Russia's war on Ukraine will not end immediately after the fighting ends, but its legacy will remain a burden for several generations to come, President Alar Karis says. At the same time, good will always prevail over evil, the president says.
President Karis made his remarks in a speech given at Wednesday's Ukraine benefit concert, "Slava Ukraini" ("Glory to Ukraine") at the Alexela Concert Hall in Tallinn. The speech follows in its entirety.
We now measure time in terms of "before the war" and "after the war".
Putin has taken from us a world in which, despite its uncertainties and the crises it faced, one thing seemed certain: No European country would wage war on another.

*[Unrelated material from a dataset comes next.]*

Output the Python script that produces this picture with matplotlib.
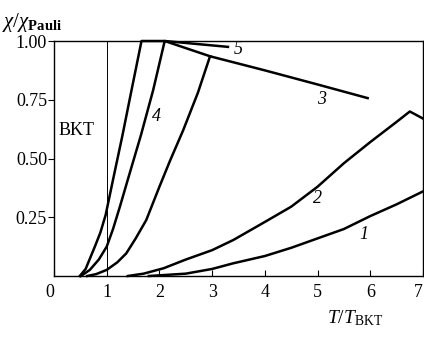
import matplotlib
matplotlib.use("Agg")
import matplotlib.pyplot as plt

# Data
c1_x = [1.8, 2.5, 3.0, 3.4, 4.0, 4.5, 5.0, 5.5, 6.0, 6.5, 7.0]
c1_y = [0.0, 0.01, 0.03, 0.054, 0.085, 0.12, 0.16, 0.20, 0.255, 0.305, 0.36]

c2_x = [1.4, 1.7, 2.08, 2.5, 3.0, 3.4, 4.0, 4.5, 5.0, 5.5, 6.0, 6.5, 6.75, 7.0]
c2_y = [0.0, 0.01, 0.033, 0.07, 0.11, 0.153, 0.23, 0.295, 0.38, 0.48, 0.57, 0.656, 0.70, 0.67]

c3_x = [0.63, 0.8, 1.0, 1.2, 1.37, 1.55, 1.75, 2.0, 2.2, 2.45, 2.73, 2.96, 4.0, 5.0, 5.95]
c3_y = [0.0, 0.008, 0.026, 0.058, 0.096, 0.16, 0.238, 0.38, 0.49, 0.62, 0.78, 0.935, 0.875, 0.815, 0.757]

c4_x = [0.51, 0.68, 0.85, 1.0, 1.12, 1.25, 1.4, 1.65, 1.88, 2.1, 2.96]
c4_y = [0.0, 0.026, 0.07, 0.125, 0.2, 0.295, 0.41, 0.6, 0.79, 1.0, 0.935]

c5_x = [0.49, 0.6, 0.775, 0.88, 0.98, 1.12, 1.3, 1.47, 1.66, 2.1, 3.3]
c5_y = [0.0, 0.03, 0.125, 0.185, 0.26, 0.41, 0.6, 0.79, 1.0, 1.0, 0.975]

curve_labels = ["1", "2", "3", "4", "5"]
label_pos = [(5.88, 0.175), (5.0, 0.33), (5.07, 0.75), (1.95, 0.68), (3.5, 0.965)]

x_ticks = [0, 1, 2, 3, 4, 5, 6, 7]
y_ticks = [0.25, 0.50, 0.75, 1.00]
y_ticklabels = ["0.25", "0.50", "0.75", "1.00"]

serif = ["Liberation Serif", "DejaVu Serif"]
plt.rcParams["font.family"] = serif
plt.rcParams["mathtext.fontset"] = "custom"
plt.rcParams["mathtext.rm"] = "Liberation Serif"
plt.rcParams["mathtext.it"] = "Liberation Serif:italic"
plt.rcParams["mathtext.bf"] = "Liberation Serif:bold"

fig = plt.figure(figsize=(4.24, 3.37), dpi=100)
ax = fig.add_axes([54 / 424, (337 - 276) / 337, (423 - 54) / 424, (276 - 41) / 337])

lw = 1.8
for xs, ys in [(c1_x, c1_y), (c2_x, c2_y), (c3_x, c3_y), (c4_x, c4_y), (c5_x, c5_y)]:
    ax.plot(xs, ys, color="black", lw=lw, solid_joinstyle="round", clip_on=False)

ax.plot([1, 1], [0, 1], color="black", lw=0.7)
ax.text(0.08, 0.62, "BKT", fontsize=13, va="center", ha="left")

for lab, (lx, ly) in zip(curve_labels, label_pos):
    ax.text(lx, ly, lab, fontsize=13, style="italic", ha="center", va="center")

ax.set_xlim(0, 7)
ax.set_ylim(0, 1.0)
ax.set_xticks(x_ticks)
ax.set_xticklabels([str(t) for t in x_ticks], fontsize=13)
ax.set_yticks(y_ticks)
ax.set_yticklabels(y_ticklabels, fontsize=13)
ax.tick_params(axis="x", direction="in", length=4, width=0.8, pad=6)
ax.tick_params(axis="y", direction="out", length=4, width=0.8, pad=1)
xl = ax.get_xticklabels()
xl[-1].set_ha("right")
xl[0].set_ha("right")
for s in ax.spines.values():
    s.set_linewidth(1.0)

fig.text(2 / 424, 1 - 22 / 337, r"$\chi/\chi_{\mathbf{Pauli}}$", fontsize=15, ha="left", va="center")
fig.text(327 / 424, 1 - 318 / 337, r"$T/T_{\mathrm{BKT}}$", fontsize=14, ha="left", va="center")

fig.savefig("out.png", dpi=100)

Putin's aggression towards Ukraine has changed everything. The attacks of Russia's land, sea and air forces on the Ukrainian people and cities expose the true face of evil.
We are in a war in which all of us have to choose which side we are on. Even indifference makes the indifferent an accessory in this war.
Mariupol, Kherson, Mykolaiv, Zaporizhzhia, Dnipro, Kharkiv, Odessa, Chernihiv and Kyiv are our cities now just as much as Marseille, Düsseldorf, Panevėžys, Kraków, Napoli, Glasgow, Barcelona, Turku or Tallinn.
The bombs, rockets and shells falling on Ukrainian cities are falling on every city in Europe. We share the pain of the thousands of people who have been killed and the millions who have fled.
We are all at war. We are fighting against the aggressor and for international law, peace and goodwill. We are fighting for Ukraine.
I sympathize with those who feel powerless in the face of the news coming out of Ukraine. I feel it myself. But we will not grow weak or weary in our support of Ukraine. We are providing them with military assistance, we are taking in their refugees and we will help them rebuild once the Russian forces retreat. We are firm in our belief that good has the better of evil, and that peace will triumph over war.
I thank all of my fellow Estonians who have opened themselves up to Ukraine and Ukrainians and who are assisting Ukraine's brave army and its terrorised refugees. Imagine for a moment being that mother who grabs her children and a single bag of possessions before giving her husband – if he is not already at the front – one final kiss and joining the millions of others fleeing who knows where.
We read these stories, but it is those making their way here, and those taking them in and helping them adapt to life in Estonia, who truly feel that angst and shoulder that concern.
Today's concert is an expression of will on the part of Estonia's cultural figures. It is truly unbelievable just how much goodwill and desire to help there is in Estonia at the moment.
Thank you. I wish you all a good deal of fortitude, since your help is likely to be needed for some time yet.
This war will not end any time soon; nor will it end once the last battle has been fought. It will weigh heavily on generations to come. Ukraine will need our support for a long time, and it is the debt we owe them. Because again, in defending Odessa, Mariupol and Kyiv, they are defending Berlin, Tallinn and Stockholm.
Ukraine's strength and belief, indeed the feelings we all share, are reflected in the words of poet and playwright Lesya Ukrainka (1871-1913):
"No! Through all my tears I shall laugh,
Sing songs despite my troubles;
Have hope despite all odds,
I want to live! Away, you sorrowful thoughts!"